## WHAT IS BEING ASKED
Render the material again word for word, skipping the pictures in it.

## COLLECTED DATA
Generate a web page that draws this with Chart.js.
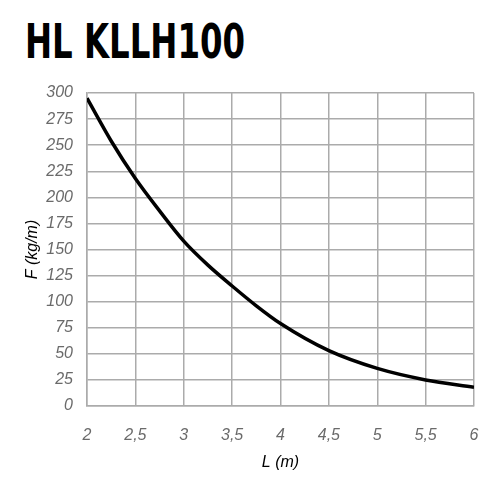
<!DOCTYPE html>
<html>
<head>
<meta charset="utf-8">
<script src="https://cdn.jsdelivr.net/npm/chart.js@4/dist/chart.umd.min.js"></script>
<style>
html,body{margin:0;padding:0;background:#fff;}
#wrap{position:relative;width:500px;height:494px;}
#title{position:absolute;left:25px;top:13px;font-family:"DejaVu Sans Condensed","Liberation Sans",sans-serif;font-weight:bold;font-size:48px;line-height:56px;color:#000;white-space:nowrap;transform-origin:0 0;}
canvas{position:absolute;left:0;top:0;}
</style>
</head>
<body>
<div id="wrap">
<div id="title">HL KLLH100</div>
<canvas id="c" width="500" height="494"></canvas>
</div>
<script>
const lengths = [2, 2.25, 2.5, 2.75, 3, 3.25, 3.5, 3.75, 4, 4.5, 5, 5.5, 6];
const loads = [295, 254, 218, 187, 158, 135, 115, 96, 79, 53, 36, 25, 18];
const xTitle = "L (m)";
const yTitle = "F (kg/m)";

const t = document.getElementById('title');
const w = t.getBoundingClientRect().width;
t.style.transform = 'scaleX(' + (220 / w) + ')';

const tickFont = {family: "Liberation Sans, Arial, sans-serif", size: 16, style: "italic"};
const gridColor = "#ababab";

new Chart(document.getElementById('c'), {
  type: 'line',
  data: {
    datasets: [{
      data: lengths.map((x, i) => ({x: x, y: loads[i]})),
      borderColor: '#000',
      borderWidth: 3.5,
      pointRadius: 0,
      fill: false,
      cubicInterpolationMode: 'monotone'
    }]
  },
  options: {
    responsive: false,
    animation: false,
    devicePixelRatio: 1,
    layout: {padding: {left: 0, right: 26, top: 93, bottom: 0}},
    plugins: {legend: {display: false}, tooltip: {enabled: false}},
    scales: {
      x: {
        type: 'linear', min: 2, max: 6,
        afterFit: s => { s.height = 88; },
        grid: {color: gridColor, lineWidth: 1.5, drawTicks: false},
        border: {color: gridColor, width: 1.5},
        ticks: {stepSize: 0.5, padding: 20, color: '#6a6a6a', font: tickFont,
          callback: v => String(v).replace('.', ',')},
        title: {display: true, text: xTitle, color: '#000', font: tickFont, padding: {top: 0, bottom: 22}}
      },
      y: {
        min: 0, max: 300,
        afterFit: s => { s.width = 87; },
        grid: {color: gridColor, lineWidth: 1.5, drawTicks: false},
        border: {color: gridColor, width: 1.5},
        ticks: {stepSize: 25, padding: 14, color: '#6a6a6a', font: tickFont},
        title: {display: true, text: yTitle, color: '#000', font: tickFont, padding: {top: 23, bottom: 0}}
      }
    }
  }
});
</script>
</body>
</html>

## EXPECTED OUTPUT
Generate a web page that draws this with Chart.js.
<!DOCTYPE html>
<html>
<head>
<meta charset="utf-8">
<script src="https://cdn.jsdelivr.net/npm/chart.js@4/dist/chart.umd.min.js"></script>
<style>
html,body{margin:0;padding:0;background:#fff;}
#wrap{position:relative;width:500px;height:494px;}
#title{position:absolute;left:25px;top:13px;font-family:"DejaVu Sans Condensed","Liberation Sans",sans-serif;font-weight:bold;font-size:48px;line-height:56px;color:#000;white-space:nowrap;transform-origin:0 0;}
canvas{position:absolute;left:0;top:0;}
</style>
</head>
<body>
<div id="wrap">
<div id="title">HL KLLH100</div>
<canvas id="c" width="500" height="494"></canvas>
</div>
<script>
const lengths = [2, 2.25, 2.5, 2.75, 3, 3.25, 3.5, 3.75, 4, 4.5, 5, 5.5, 6];
const loads = [295, 254, 218, 187, 158, 135, 115, 96, 79, 53, 36, 25, 18];
const xTitle = "L (m)";
const yTitle = "F (kg/m)";

const t = document.getElementById('title');
const w = t.getBoundingClientRect().width;
t.style.transform = 'scaleX(' + (220 / w) + ')';

const tickFont = {family: "Liberation Sans, Arial, sans-serif", size: 16, style: "italic"};
const gridColor = "#ababab";

new Chart(document.getElementById('c'), {
  type: 'line',
  data: {
    datasets: [{
      data: lengths.map((x, i) => ({x: x, y: loads[i]})),
      borderColor: '#000',
      borderWidth: 3.5,
      pointRadius: 0,
      fill: false,
      cubicInterpolationMode: 'monotone'
    }]
  },
  options: {
    responsive: false,
    animation: false,
    devicePixelRatio: 1,
    layout: {padding: {left: 0, right: 26, top: 93, bottom: 0}},
    plugins: {legend: {display: false}, tooltip: {enabled: false}},
    scales: {
      x: {
        type: 'linear', min: 2, max: 6,
        afterFit: s => { s.height = 88; },
        grid: {color: gridColor, lineWidth: 1.5, drawTicks: false},
        border: {color: gridColor, width: 1.5},
        ticks: {stepSize: 0.5, padding: 20, color: '#6a6a6a', font: tickFont,
          callback: v => String(v).replace('.', ',')},
        title: {display: true, text: xTitle, color: '#000', font: tickFont, padding: {top: 0, bottom: 22}}
      },
      y: {
        min: 0, max: 300,
        afterFit: s => { s.width = 87; },
        grid: {color: gridColor, lineWidth: 1.5, drawTicks: false},
        border: {color: gridColor, width: 1.5},
        ticks: {stepSize: 25, padding: 14, color: '#6a6a6a', font: tickFont},
        title: {display: true, text: yTitle, color: '#000', font: tickFont, padding: {top: 23, bottom: 0}}
      }
    }
  }
});
</script>
</body>
</html>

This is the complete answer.